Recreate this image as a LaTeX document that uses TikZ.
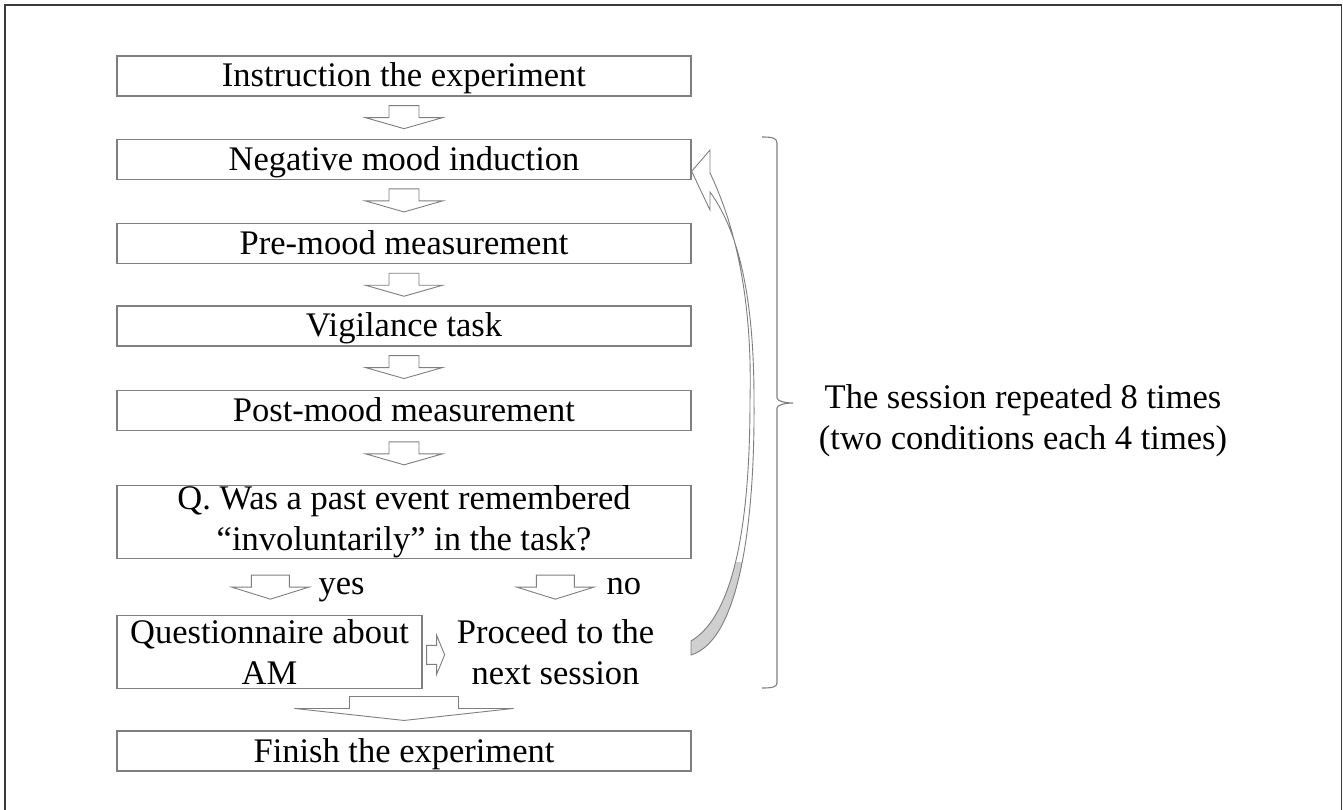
\documentclass[tikz,border=0pt]{standalone}
\usepackage{fontspec}
\setmainfont{Liberation Serif}
\usetikzlibrary{positioning, calc}
\definecolor{boxgray}{HTML}{7F7F7F}
\definecolor{framegray}{HTML}{3A3A3A}
\definecolor{tailgray}{HTML}{CFCFCF}
\tikzset{%
	base/.style={font=\fontsize{34.5}{41}\selectfont, inner sep=0pt},
	flow/.style={base, draw=boxgray, line width=1.3pt, rectangle, minimum width=574pt,%
		minimum height=40pt, text height=27pt, text depth=5pt},
	flowtwo/.style={base, draw=boxgray, line width=1.3pt, rectangle, minimum width=574pt,%
		minimum height=73pt, align=center},
	small/.style={base, draw=boxgray, line width=1.3pt, rectangle, minimum width=305pt,%
		minimum height=73pt, align=center},
	plain/.style={base, align=center},
	arrowline/.style={draw=boxgray, fill=white, line width=0.9pt},
	frame/.style={draw=framegray, line width=1.8pt},
	bracket/.style={draw=boxgray, line width=1.1pt},
	pics/blockdown/.style n args={4}{code={%
		\draw[arrowline] (-#1/2,0) -- (-#1/2,#3) -- (-#2/2,#3) -- (0,#4) -- (#2/2,#3) -- (#1/2,#3) -- (#1/2,0) -- cycle;}},
	pics/blockright/.style n args={4}{code={%
		\draw[arrowline] (0,-#1/2) -- (#3,-#1/2) -- (#3,-#2/2) -- (#4,0) -- (#3,#2/2) -- (#3,#1/2) -- (0,#1/2) -- cycle;}}
}

\begin{document}
\begin{tikzpicture}[x=1pt, y=-1pt]
	\useasboundingbox (0,0) rectangle (1343,810);
	\fill[white] (0,0) rectangle (1343,810);
	\draw[frame] (5,5) rectangle (1341.5,840);

	\node[flow] (inst) at (404,76) {Instruction the experiment};
	\node[flow, below=42pt of inst] (neg) {Negative mood induction};
	\node[flow, below=43pt of neg] (pre) {Pre-mood measurement};
	\node[flow, below=41pt of pre] (vig) {Vigilance task};
	\node[flow, below=43pt of vig] (post) {Post-mood measurement};
	\node[flowtwo, below=54pt of post] (q) {Q. Was a past event remembered\\“involuntarily” in the task?};
	\node[small, anchor=north west] (qam) at ($(q.south west)+(0,56)$) {Questionnaire about\\AM};
	\node[plain, right=34pt of qam] (next) {Proceed to the\\next session};
	\node[flow, anchor=north] (fin) at ($(qam.south -| q.south)+(0,41)$) {Finish the experiment};
	\node[plain, anchor=base west] (yes) at ($(q.south west)+(202,35)$) {yes};
	\node[plain, anchor=base west] (no) at ($(q.south west)+(490,35)$) {no};
	\node[plain] (note) at (1023,421) {The session repeated 8 times\\(two conditions each 4 times)};

	\pic at ($(inst.south)+(0,9)$) {blockdown={30}{77}{12}{23}};
	\pic at ($(neg.south)+(0,9)$) {blockdown={30}{77}{12}{23}};
	\pic at ($(pre.south)+(0,9)$) {blockdown={30}{77}{12}{23}};
	\pic at ($(vig.south)+(0,9)$) {blockdown={30}{77}{12}{23}};
	\pic at ($(post.south)+(0,11)$) {blockdown={30}{77}{12}{23}};
	\pic at ($(q.south west)+(154,16)$) {blockdown={38}{77}{12}{24}};
	\pic at ($(q.south west)+(439,16)$) {blockdown={38}{77}{12}{24}};
	\pic at ($(qam.east)+(4,2.5)$) {blockright={19}{39}{10}{18}};
	\pic at ($(qam.south -| q.south)+(0,7)$) {blockdown={109}{219}{12}{24}};

	% return to the next session
	\coordinate (tip) at ($(neg.east)+(0,12)$);
	\draw[arrowline, path picture={\fill[tailgray] (680,562) rectangle (770,670);}]
		(tip) -- (710,150) -- (710,173) .. controls (742,240) and (752,320) .. (750,400)
		.. controls (750,520) and (735,615) .. (691,641) -- (691,655)
		.. controls (740,640) and (755,520) .. (754,400)
		.. controls (754,320) and (745,240) .. (710,192) -- (710,210) -- cycle;

	% bracket
	\draw[bracket] (762,137) .. controls (772,137) and (777,138) .. (777,143) -- (777,398)
		.. controls (777,401) and (785,403) .. (793,403) .. controls (785,403) and (777,405) .. (777,408)
		-- (777,683) .. controls (777,687) and (772,688) .. (762,688);
\end{tikzpicture}
\end{document}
──────────────────────────────
INSTRUCTION: Each line of the data should be quoted exactly, with pictures left out.

COMPLETE OUTPUT:
Recreate this image as a LaTeX document that uses TikZ.
\documentclass[tikz,border=0pt]{standalone}
\usepackage{fontspec}
\setmainfont{Liberation Serif}
\usetikzlibrary{positioning, calc}
\definecolor{boxgray}{HTML}{7F7F7F}
\definecolor{framegray}{HTML}{3A3A3A}
\definecolor{tailgray}{HTML}{CFCFCF}
\tikzset{%
	base/.style={font=\fontsize{34.5}{41}\selectfont, inner sep=0pt},
	flow/.style={base, draw=boxgray, line width=1.3pt, rectangle, minimum width=574pt,%
		minimum height=40pt, text height=27pt, text depth=5pt},
	flowtwo/.style={base, draw=boxgray, line width=1.3pt, rectangle, minimum width=574pt,%
		minimum height=73pt, align=center},
	small/.style={base, draw=boxgray, line width=1.3pt, rectangle, minimum width=305pt,%
		minimum height=73pt, align=center},
	plain/.style={base, align=center},
	arrowline/.style={draw=boxgray, fill=white, line width=0.9pt},
	frame/.style={draw=framegray, line width=1.8pt},
	bracket/.style={draw=boxgray, line width=1.1pt},
	pics/blockdown/.style n args={4}{code={%
		\draw[arrowline] (-#1/2,0) -- (-#1/2,#3) -- (-#2/2,#3) -- (0,#4) -- (#2/2,#3) -- (#1/2,#3) -- (#1/2,0) -- cycle;}},
	pics/blockright/.style n args={4}{code={%
		\draw[arrowline] (0,-#1/2) -- (#3,-#1/2) -- (#3,-#2/2) -- (#4,0) -- (#3,#2/2) -- (#3,#1/2) -- (0,#1/2) -- cycle;}}
}

\begin{document}
\begin{tikzpicture}[x=1pt, y=-1pt]
	\useasboundingbox (0,0) rectangle (1343,810);
	\fill[white] (0,0) rectangle (1343,810);
	\draw[frame] (5,5) rectangle (1341.5,840);

	\node[flow] (inst) at (404,76) {Instruction the experiment};
	\node[flow, below=42pt of inst] (neg) {Negative mood induction};
	\node[flow, below=43pt of neg] (pre) {Pre-mood measurement};
	\node[flow, below=41pt of pre] (vig) {Vigilance task};
	\node[flow, below=43pt of vig] (post) {Post-mood measurement};
	\node[flowtwo, below=54pt of post] (q) {Q. Was a past event remembered\\“involuntarily” in the task?};
	\node[small, anchor=north west] (qam) at ($(q.south west)+(0,56)$) {Questionnaire about\\AM};
	\node[plain, right=34pt of qam] (next) {Proceed to the\\next session};
	\node[flow, anchor=north] (fin) at ($(qam.south -| q.south)+(0,41)$) {Finish the experiment};
	\node[plain, anchor=base west] (yes) at ($(q.south west)+(202,35)$) {yes};
	\node[plain, anchor=base west] (no) at ($(q.south west)+(490,35)$) {no};
	\node[plain] (note) at (1023,421) {The session repeated 8 times\\(two conditions each 4 times)};

	\pic at ($(inst.south)+(0,9)$) {blockdown={30}{77}{12}{23}};
	\pic at ($(neg.south)+(0,9)$) {blockdown={30}{77}{12}{23}};
	\pic at ($(pre.south)+(0,9)$) {blockdown={30}{77}{12}{23}};
	\pic at ($(vig.south)+(0,9)$) {blockdown={30}{77}{12}{23}};
	\pic at ($(post.south)+(0,11)$) {blockdown={30}{77}{12}{23}};
	\pic at ($(q.south west)+(154,16)$) {blockdown={38}{77}{12}{24}};
	\pic at ($(q.south west)+(439,16)$) {blockdown={38}{77}{12}{24}};
	\pic at ($(qam.east)+(4,2.5)$) {blockright={19}{39}{10}{18}};
	\pic at ($(qam.south -| q.south)+(0,7)$) {blockdown={109}{219}{12}{24}};

	% return to the next session
	\coordinate (tip) at ($(neg.east)+(0,12)$);
	\draw[arrowline, path picture={\fill[tailgray] (680,562) rectangle (770,670);}]
		(tip) -- (710,150) -- (710,173) .. controls (742,240) and (752,320) .. (750,400)
		.. controls (750,520) and (735,615) .. (691,641) -- (691,655)
		.. controls (740,640) and (755,520) .. (754,400)
		.. controls (754,320) and (745,240) .. (710,192) -- (710,210) -- cycle;

	% bracket
	\draw[bracket] (762,137) .. controls (772,137) and (777,138) .. (777,143) -- (777,398)
		.. controls (777,401) and (785,403) .. (793,403) .. controls (785,403) and (777,405) .. (777,408)
		-- (777,683) .. controls (777,687) and (772,688) .. (762,688);
\end{tikzpicture}
\end{document}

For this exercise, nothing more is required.